RECORDS SUPPLIED:
---+---

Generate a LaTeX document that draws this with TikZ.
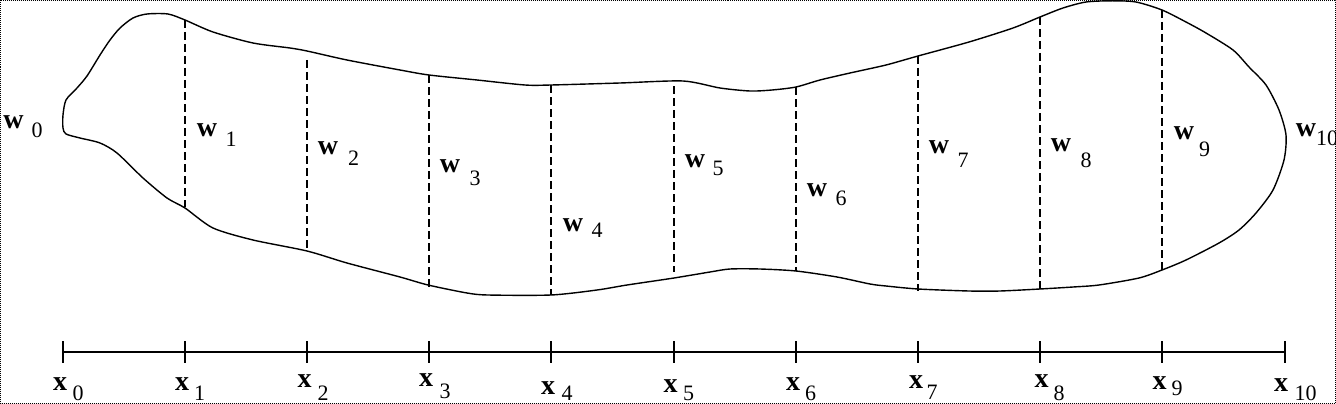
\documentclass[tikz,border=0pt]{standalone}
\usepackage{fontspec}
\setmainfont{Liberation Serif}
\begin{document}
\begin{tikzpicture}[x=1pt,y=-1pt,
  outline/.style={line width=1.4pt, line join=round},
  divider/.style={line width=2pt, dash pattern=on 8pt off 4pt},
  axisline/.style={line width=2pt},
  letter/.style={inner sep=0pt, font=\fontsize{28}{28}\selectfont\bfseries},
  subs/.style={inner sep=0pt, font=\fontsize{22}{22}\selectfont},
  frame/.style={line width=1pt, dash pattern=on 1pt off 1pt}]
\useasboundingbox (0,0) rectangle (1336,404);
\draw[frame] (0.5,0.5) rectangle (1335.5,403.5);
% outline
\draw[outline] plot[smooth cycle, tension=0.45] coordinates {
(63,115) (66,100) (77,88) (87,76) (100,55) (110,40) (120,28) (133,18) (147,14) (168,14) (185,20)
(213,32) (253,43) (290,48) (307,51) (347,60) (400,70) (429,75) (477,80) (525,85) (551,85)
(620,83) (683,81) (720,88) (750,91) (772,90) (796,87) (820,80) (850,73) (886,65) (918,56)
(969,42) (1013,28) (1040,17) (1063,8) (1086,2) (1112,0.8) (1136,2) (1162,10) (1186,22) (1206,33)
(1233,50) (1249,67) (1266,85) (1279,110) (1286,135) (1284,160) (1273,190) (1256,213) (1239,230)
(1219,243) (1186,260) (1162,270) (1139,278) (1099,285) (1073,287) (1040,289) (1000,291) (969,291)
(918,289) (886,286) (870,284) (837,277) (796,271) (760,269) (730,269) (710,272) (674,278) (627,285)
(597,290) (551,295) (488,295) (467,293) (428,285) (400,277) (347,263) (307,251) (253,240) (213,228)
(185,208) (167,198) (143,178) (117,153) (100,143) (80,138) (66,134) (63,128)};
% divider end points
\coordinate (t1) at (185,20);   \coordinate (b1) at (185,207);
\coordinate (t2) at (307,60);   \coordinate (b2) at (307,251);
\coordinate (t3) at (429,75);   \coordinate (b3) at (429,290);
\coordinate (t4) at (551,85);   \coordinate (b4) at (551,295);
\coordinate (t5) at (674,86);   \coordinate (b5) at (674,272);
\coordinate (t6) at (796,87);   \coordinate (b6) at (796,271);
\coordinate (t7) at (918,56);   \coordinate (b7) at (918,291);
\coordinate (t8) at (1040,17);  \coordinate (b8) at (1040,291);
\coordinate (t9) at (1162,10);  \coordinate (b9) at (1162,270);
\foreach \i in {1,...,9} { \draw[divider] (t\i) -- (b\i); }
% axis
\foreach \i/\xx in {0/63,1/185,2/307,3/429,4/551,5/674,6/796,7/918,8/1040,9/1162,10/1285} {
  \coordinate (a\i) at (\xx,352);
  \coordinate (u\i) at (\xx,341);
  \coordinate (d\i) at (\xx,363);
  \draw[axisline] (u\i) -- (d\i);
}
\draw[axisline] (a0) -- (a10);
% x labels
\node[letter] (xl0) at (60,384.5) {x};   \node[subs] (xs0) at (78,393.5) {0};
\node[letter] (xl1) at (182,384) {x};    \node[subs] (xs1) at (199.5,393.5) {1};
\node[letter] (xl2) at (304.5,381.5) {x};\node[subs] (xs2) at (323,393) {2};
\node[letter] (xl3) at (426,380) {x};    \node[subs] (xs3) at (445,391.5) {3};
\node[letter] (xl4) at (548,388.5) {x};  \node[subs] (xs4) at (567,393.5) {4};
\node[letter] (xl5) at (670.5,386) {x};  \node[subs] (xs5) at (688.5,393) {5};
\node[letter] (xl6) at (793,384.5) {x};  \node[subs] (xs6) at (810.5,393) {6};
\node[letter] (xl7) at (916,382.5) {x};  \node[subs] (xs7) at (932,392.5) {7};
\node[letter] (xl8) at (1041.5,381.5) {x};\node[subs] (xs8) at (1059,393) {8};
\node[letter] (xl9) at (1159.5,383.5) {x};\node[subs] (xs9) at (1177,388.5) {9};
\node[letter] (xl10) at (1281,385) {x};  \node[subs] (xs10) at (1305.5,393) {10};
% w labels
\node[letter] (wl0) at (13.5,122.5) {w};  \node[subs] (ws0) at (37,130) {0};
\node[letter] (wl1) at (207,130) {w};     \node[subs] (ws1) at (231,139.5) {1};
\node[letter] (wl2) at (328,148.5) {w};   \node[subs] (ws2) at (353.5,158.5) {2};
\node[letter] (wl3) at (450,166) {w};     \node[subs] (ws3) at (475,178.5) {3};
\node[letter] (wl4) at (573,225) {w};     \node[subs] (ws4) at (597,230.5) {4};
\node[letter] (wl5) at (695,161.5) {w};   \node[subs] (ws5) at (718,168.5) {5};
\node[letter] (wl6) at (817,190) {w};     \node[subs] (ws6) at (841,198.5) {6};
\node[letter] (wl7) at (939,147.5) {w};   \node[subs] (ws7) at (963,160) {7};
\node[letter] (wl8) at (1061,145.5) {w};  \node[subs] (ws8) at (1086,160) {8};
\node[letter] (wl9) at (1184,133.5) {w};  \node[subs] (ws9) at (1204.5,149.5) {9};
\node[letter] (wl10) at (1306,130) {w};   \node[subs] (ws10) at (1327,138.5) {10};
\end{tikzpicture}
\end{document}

---+---

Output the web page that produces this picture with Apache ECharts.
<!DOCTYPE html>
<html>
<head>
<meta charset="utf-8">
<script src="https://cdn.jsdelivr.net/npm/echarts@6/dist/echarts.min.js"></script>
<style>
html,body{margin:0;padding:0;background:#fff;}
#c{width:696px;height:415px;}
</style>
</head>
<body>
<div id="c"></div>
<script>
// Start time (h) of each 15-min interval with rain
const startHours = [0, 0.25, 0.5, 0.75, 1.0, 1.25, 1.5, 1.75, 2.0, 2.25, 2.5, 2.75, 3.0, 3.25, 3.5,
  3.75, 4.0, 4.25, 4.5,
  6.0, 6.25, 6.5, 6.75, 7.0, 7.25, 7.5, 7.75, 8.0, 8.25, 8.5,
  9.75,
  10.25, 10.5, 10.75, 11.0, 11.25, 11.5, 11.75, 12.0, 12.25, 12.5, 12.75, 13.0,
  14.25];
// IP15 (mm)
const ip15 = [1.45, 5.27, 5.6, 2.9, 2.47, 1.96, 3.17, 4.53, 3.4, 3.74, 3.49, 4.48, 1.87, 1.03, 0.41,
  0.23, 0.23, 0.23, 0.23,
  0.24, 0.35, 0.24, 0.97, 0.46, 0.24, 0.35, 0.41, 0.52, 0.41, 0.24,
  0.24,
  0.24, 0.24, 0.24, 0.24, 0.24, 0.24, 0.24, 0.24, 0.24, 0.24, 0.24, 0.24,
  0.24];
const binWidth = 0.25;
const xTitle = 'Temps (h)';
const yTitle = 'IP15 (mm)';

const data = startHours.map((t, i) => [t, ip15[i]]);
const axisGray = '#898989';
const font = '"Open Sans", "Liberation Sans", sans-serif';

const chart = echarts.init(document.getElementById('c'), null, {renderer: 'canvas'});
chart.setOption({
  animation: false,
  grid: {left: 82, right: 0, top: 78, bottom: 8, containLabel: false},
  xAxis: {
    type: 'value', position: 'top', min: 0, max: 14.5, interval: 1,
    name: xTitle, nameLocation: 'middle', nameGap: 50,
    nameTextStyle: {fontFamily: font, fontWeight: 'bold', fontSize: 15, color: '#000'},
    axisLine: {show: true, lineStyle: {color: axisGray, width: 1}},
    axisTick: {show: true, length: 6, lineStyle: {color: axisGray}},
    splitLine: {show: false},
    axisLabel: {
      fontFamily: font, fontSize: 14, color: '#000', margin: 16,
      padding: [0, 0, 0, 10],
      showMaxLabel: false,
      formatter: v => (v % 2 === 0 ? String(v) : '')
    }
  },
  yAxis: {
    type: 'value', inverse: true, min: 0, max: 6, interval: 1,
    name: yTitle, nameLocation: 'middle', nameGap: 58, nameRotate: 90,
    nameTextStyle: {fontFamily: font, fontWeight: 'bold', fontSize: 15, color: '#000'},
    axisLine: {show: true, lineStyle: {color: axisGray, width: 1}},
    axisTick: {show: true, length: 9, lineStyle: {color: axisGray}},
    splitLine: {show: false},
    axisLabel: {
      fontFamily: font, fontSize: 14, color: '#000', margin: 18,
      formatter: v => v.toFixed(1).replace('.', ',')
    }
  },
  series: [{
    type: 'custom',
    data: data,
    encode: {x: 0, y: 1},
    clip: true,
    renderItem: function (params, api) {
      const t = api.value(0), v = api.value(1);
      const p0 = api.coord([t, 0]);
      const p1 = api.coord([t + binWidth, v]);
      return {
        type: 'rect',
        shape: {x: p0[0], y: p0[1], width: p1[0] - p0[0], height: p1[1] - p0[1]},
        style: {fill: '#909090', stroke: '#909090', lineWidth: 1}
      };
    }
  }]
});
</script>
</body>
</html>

---+---

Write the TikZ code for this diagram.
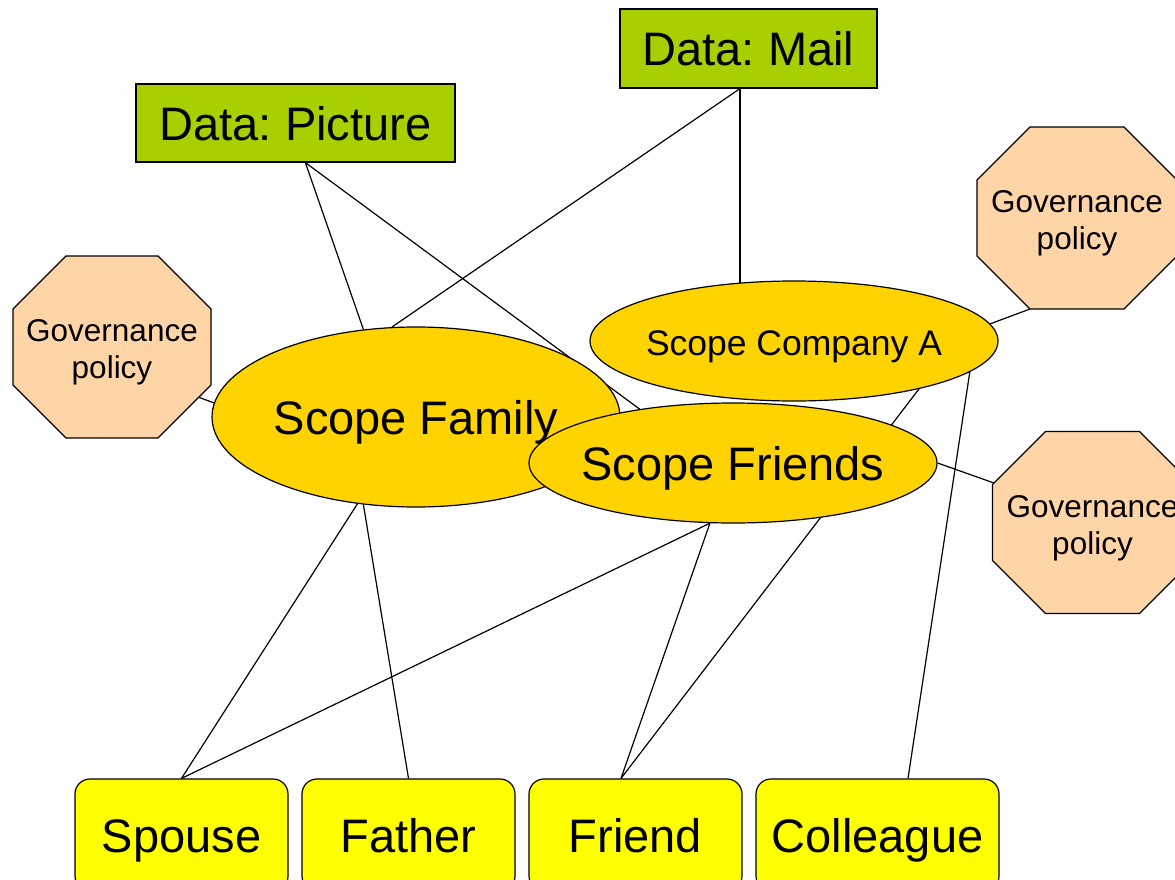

---+---

Identify the lines that hold the word "this". Copy every one of them.

TASK RESPONSE:
Generate a LaTeX document that draws this with TikZ.
Output the web page that produces this picture with Apache ECharts.
Write the TikZ code for this diagram.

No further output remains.